創立5周年にあたって


株式会社国際電気通信基礎技術研究所 代表取締役社長 日裏 泰弘



 1986年の春、我が国で基礎研究の必要性が叫ばれはじめた頃に設立されたATRは、その後、ひたすら基礎研究の道を歩み続け、本年漸く創立5周年を迎えることができました。
 この間、ソフト、ハード両面にわたる研究環境の整備を進めるとともに、研究活動を積極的に推進して参りましたが、その研究成果は質量ともに内外の学会をはじめ関係各方面から相当の評価を受けるまでに至りました。また本年5月、天皇、皇后両陛下のご視察の際にも、これまでの研究成果の一端を親しくご覧いただく機会に恵まれました。
 これも偏に、産・学・官各界をはじめ関係各位の深いご理解と絶えざるご支援・ご協力の賜物であり、ここにあらためて衷心より厚く御礼を申し上げます。
さて、この記念すべき年は、また次なる飛躍のための第一歩でもあり、ATRの真価を問われるのは、まさにこれからであります。私達は、初心忘るることなく、あくまで基礎研究にこだわり続け、それぞれの研究の究極の目標を目指して、更に全力を傾注する決意を新たにしたところであります。
 そのためにもATRは、常に基礎研究に賭ける優秀な研究者の志を大切にし、それを大きく伸ばすための研究所に徹したいと思います。
 特に、ATRの研究は、全て高い創造性が求められており、その成否は研究者に自由がどれだけ与えられているかにかかっているといっても過言ではありません。独創性は極めて個人依存度の強いものであることに思いを致し、その個性を十分発揮できるような仕組みや運営を常に配慮する努力を続けて参りたいと思います。
 幸いにして、ATRは、まだ若い研究所であり、これまでの日本的経営の特徴であった「終身雇用、年功序列」に基づく組織構造や人事政策には染まっていない現状であります。

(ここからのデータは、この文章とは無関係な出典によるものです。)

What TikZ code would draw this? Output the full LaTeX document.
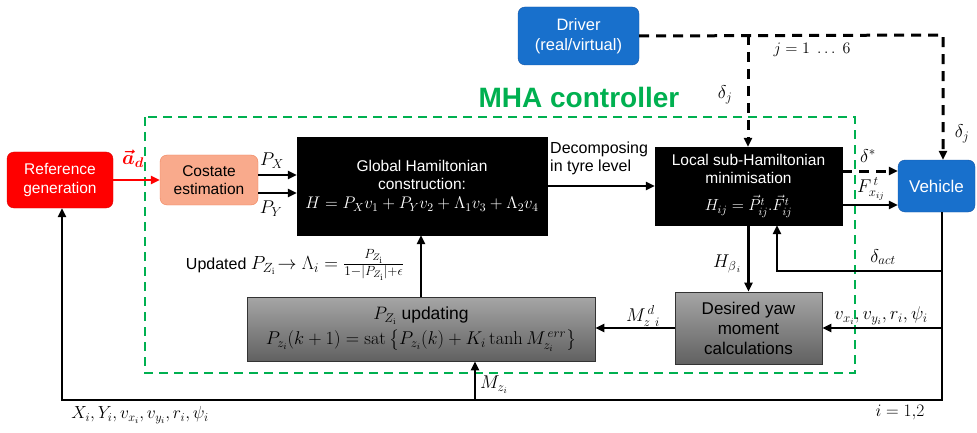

それだけに研究者のもつ創造性や新しい発想を活かすための施策については、柔軟かつ弾力的に対応して参る所存であります。
 更にまた、異なる発想や物の見方・考え方を体験することは、研究者にとって大きな刺激となり、そこから新しい発想も生まれる可能性があることから、これまで海外、国内を問わず多くの客員研究員を受け入れ、相互の交流を図って参りました。このような交流がそれぞれの研究の進展に好結果をもたらしていることを踏まえ、今後とも客員研究員の受入れをはじめ共同研究や国際ワークショップの開催など交流を図るための施策を更に強化して参りたいと思います。
 その他、これまでの研究環境をこの際あらためて見直し、真に研究者のためのものであるようその充実を図るとともに、基礎研究の場にふさわしい学問的雰囲気を一層醸成することもこれからの課題であると考えます。
 ここに5年の歴史を刻んだATRでありますが、研究所として成熟するには、あと少なくとも20年の歳月が必要であります。しかし、そのいずれの時代を問わず、ATRは常に研究者にとって最も「信頼される研究所」であり、また最も「役に立つ研究所」、そして最も「楽しい研究所」でありたいと願い、そのための努力を重ねて参ります。
 いま21世紀を前にして、世界とその社会はこれまでのパラダイムを大きく変えようとしていますが、その中で電気通信技術の果たす役割は極めて大きいものがあります。ATRもまた21世紀の人類と社会に貢献すべく、新しい電気通信技術の創造をめざし、さらに力強く前進を続けて参ります。どうか関係各位におかれましては、この上も一層のご支援とご鞭撻を賜りますようお願い申し上げます。